Aluminum dross treatment is a severe problem faced by India. It is reported that India incurs an annual aluminum loss of about 120,000 tons. Although the processing and recovery rate of aluminum dross has increased from 30% several decades ago to 65%, further improvement is still needed.

Technology Application

India has begun to introduce energy-saving technologies such as regenerative burners (energy consumption can be reduced to 490 - 560 kwh/t) and is paying attention to the control of nitrogen oxide and dioxin emissions (emissions from advanced equipment can be lower than 0.01 Ng/Nm³).

IV. Mexico: Cost Dilemma in Traditional Models

Mexico's secondary aluminum smelting equipment and technology paths are relatively lagging, facing increasingly prominent cost pressures and competitiveness challenges.

Mainstream Technology

Currently, many Mexican enterprises still adopt the traditional model of "rotary furnace + large fixed reverberatory furnace". Among them, the inclined rotary furnace is more widely used because its furnace body, burner, and flue gas duct arrangements are more complete, allowing the flue gas to flow backward for secondary combustion and resulting in higher thermal efficiency than horizontal rotary furnaces.

Inherent Defects

This model has inherent shortcomings:

• High Burnout Rate: Waste aluminum needs to be repeatedly exposed to high-temperature air, leading to severe oxidation. The comprehensive burnout rate generally exceeds 5%.
• High Energy Consumption: The double heating process (preliminary melting in the rotary furnace and refining and heat preservation in the reverberatory furnace) results in high energy consumption.
• High Costs: The high burnout rate and high energy consumption directly drive up production costs. When facing enterprises in China and India that adopt advanced twin-chamber furnaces, Mexican enterprises lose their price advantages.

Transformation Pressure

With the increasing global requirements for the quality, environmental protection, and cost of secondary aluminum, Mexican enterprises are facing enormous pressure for technological upgrades. Adhering to traditional models makes it difficult to meet the stringent requirements of modern manufacturing for secondary aluminum raw materials and to sustain development in fierce international competition.

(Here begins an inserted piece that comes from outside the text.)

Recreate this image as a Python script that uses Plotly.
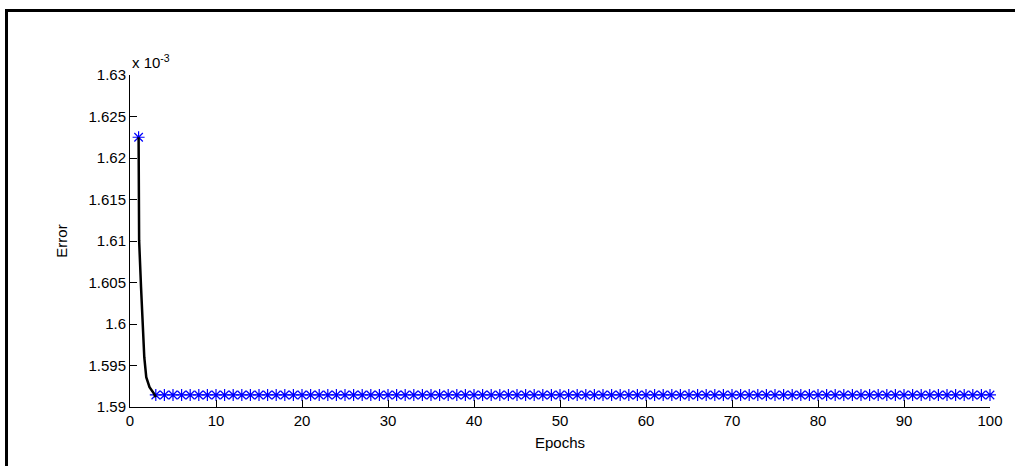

V. Future Development Trends and Conclusions

The global development of secondary aluminum melting equipment is moving towards large-scale, intelligent, and low-carbon directions:

• Technological Upgrades: Twin-chamber furnaces and electromagnetic induction furnaces are gradually becoming the mainstream choices due to their advantages of low burnout rates (can be less than 1%), low energy consumption, and high efficiency.
• Green Manufacturing: Regenerative combustion technology and flue gas waste heat recovery technology are widely applied, and the pursuit of all-green electricity production is aimed at significantly reducing carbon emissions.
• Intelligent Control: Through systems such as MES and DCS, full-process quality traceability, automated control, and optimization of production parameters are achieved, significantly improving product quality and production efficiency.

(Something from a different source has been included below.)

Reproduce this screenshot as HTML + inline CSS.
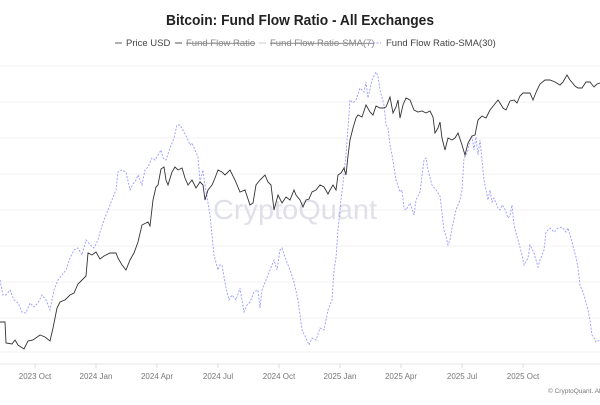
<!DOCTYPE html>
<html><head><meta charset="utf-8"><style>
body{margin:0;background:#fff;width:600px;height:400px;overflow:hidden;font-family:"Liberation Sans",sans-serif}
</style></head><body>
<svg width="600" height="400" xmlns="http://www.w3.org/2000/svg" font-family="Liberation Sans, sans-serif">
<text x="166" y="25" font-size="15" font-weight="bold" fill="#222" textLength="268" lengthAdjust="spacingAndGlyphs">Bitcoin: Fund Flow Ratio - All Exchanges</text>
<g font-size="9.5">
<line x1="115" y1="43" x2="122" y2="43" stroke="#666"/><text x="126" y="46" fill="#444">Price USD</text>
<line x1="175" y1="43" x2="182" y2="43" stroke="#555"/><text x="186" y="46" fill="#888" text-decoration="line-through">Fund Flow Ratio</text>
<line x1="259" y1="43" x2="266" y2="43" stroke="#ccc"/><text x="270" y="46" fill="#888" text-decoration="line-through">Fund Flow Ratio-SMA(7)</text>
<line x1="373" y1="43" x2="381" y2="43" stroke="#99f" stroke-dasharray="2,1.5"/><text x="386" y="46" fill="#444">Fund Flow Ratio-SMA(30)</text>
</g>
<g stroke="#f0f0f0" stroke-width="1">
<line x1="0" y1="66" x2="600" y2="66"/><line x1="0" y1="102" x2="600" y2="102"/><line x1="0" y1="138" x2="600" y2="138"/><line x1="0" y1="174" x2="600" y2="174"/><line x1="0" y1="210" x2="600" y2="210"/><line x1="0" y1="246" x2="600" y2="246"/><line x1="0" y1="282" x2="600" y2="282"/><line x1="0" y1="318" x2="600" y2="318"/><line x1="0" y1="352" x2="600" y2="352"/>
</g>
<line x1="0" y1="364" x2="600" y2="364" stroke="#e4e4e4"/>
<text x="213" y="219" font-size="28" fill="#e0e0e8" textLength="164" lengthAdjust="spacingAndGlyphs">CryptoQuant</text>
<polyline fill="none" stroke="#9a9aff" stroke-width="0.9" stroke-dasharray="2,1.5" points="0,280 3,295 6,295 10,290 14,300 18,303 22,312 26,313 30,303 34,307 38,303 42,295 46,300 50,310 54,290 58,280 62,275 66,270 70,258 74,250 78,248 82,255 86,240 88,242 90,245 94,248 98,240 100,232 104,220 108,210 112,200 116,190 118,172 122,170 126,172 130,190 133,184 136,180 138,175 142,185 145,170 148,167 152,158 155,160 158,155 161,150 163,158 166,160 170,148 174,138 177,125 180,125 184,132 188,140 190,145 192,143 195,150 198,157 200,182 203,170 205,185 210,215 214,255 218,270 220,265 222,265 226,288 229,300 232,295 236,300 240,288 244,312 247,305 250,302 254,292 258,290 260,308 262,290 266,280 270,270 274,260 277,270 280,250 282,248 286,260 290,270 294,282 298,300 302,330 306,338 309,345 312,338 316,340 320,328 324,330 328,310 332,300 334,270 336,258 338,230 341,200 344,175 346,155 350,100 353,103 356,100 360,88 364,92 366,82 368,98 372,80 376,72 378,76 380,90 384,105 386,125 388,128 390,145 392,155 396,180 400,192 402,190 404,208 406,210 410,203 414,215 416,200 420,192 424,160 426,158 428,170 432,185 436,190 440,196 444,230 446,236 448,245 450,240 452,228 456,210 460,200 462,190 464,158 466,155 468,150 470,140 472,137 474,150 476,137 478,155 480,140 484,180 488,200 490,190 492,202 494,198 498,208 500,210 502,205 504,207 506,212 508,218 510,216 512,205 514,225 518,240 522,255 524,265 528,258 530,245 534,253 538,267 540,260 544,250 546,232 550,228 554,232 558,228 562,227 566,232 568,228 572,242 574,250 576,257 578,268 580,285 584,295 588,310 590,320 592,335 594,338 596,342 600,340"/>
<polyline fill="none" stroke="#333" stroke-width="0.9" points="0,322 5,322 6,343 12,344 15,340 18,345 24,349 28,341 33,340 40,335 45,337 50,341 53,328 57,308 60,302 65,300 70,295 74,293 78,284 82,280 86,276 88,253 92,255 96,252 100,259 104,256 110,253 116,253 118,258 122,265 126,270 130,260 134,253 138,242 142,225 148,222 150,226 153,200 156,187 158,185 161,169 164,167 166,180 168,185 172,172 175,167 178,170 182,168 185,178 188,185 192,180 196,188 200,182 203,185 205,200 208,190 212,185 215,178 218,170 222,172 225,175 230,170 235,180 240,192 245,190 250,205 253,203 256,185 260,180 265,175 268,182 271,185 274,210 278,195 282,203 286,197 290,200 294,190 296,195 300,200 303,207 306,200 309,199 312,192 316,190 320,185 324,187 328,194 330,190 333,185 336,190 338,175 341,173 344,168 346,175 348,156 350,140 353,128 356,118 358,115 362,117 366,105 370,112 373,115 376,106 380,108 383,108 386,107 390,97 393,113 396,107 398,100 400,118 403,105 406,98 410,100 414,110 418,112 422,111 426,113 430,111 433,117 435,133 438,128 440,122 442,138 445,150 448,138 452,140 455,138 458,133 462,145 465,155 468,143 472,136 475,135 478,120 482,116 486,118 490,110 494,105 498,100 500,103 503,108 506,110 510,101 514,100 517,103 520,96 523,93 526,93 530,93 533,100 537,90 540,84 545,80 550,80 555,82 560,85 563,82 567,75 570,80 575,86 578,88 582,88 586,82 590,82 594,87 597,84 600,83"/>
<g stroke="#ddd"><line x1="35" y1="364" x2="35" y2="368"/><line x1="96" y1="364" x2="96" y2="368"/><line x1="157" y1="364" x2="157" y2="368"/><line x1="218" y1="364" x2="218" y2="368"/><line x1="279" y1="364" x2="279" y2="368"/><line x1="340" y1="364" x2="340" y2="368"/><line x1="401" y1="364" x2="401" y2="368"/><line x1="462" y1="364" x2="462" y2="368"/><line x1="523" y1="364" x2="523" y2="368"/></g>
<g font-size="8" fill="#777" text-anchor="middle">
<text x="35" y="379">2023 Oct</text><text x="96" y="379">2024 Jan</text><text x="157" y="379">2024 Apr</text><text x="218" y="379">2024 Jul</text><text x="279" y="379">2024 Oct</text><text x="340" y="379">2025 Jan</text><text x="401" y="379">2025 Apr</text><text x="462" y="379">2025 Jul</text><text x="523" y="379">2025 Oct</text>
</g>
<text x="548" y="393" font-size="6.5" fill="#777">© CryptoQuant. All Rights Reserved</text>
</svg>
</body></html>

Looking back at the evolution paths of China, India, and Mexico, it can be seen that China has gradually moved to the forefront of global secondary aluminum technology through continuous technology introduction and innovation; India is attempting leapfrog development and directly targeting advanced technologies but needs to address challenges such as aluminum dross treatment; while Mexico is facing enormous cost and competitive pressures due to its adherence to traditional technology models and urgently needs technological upgrades.

In the future, mastering advanced melting equipment technologies and green intelligent manufacturing capabilities will be the key to determining the global competitiveness of each country's secondary aluminum industry.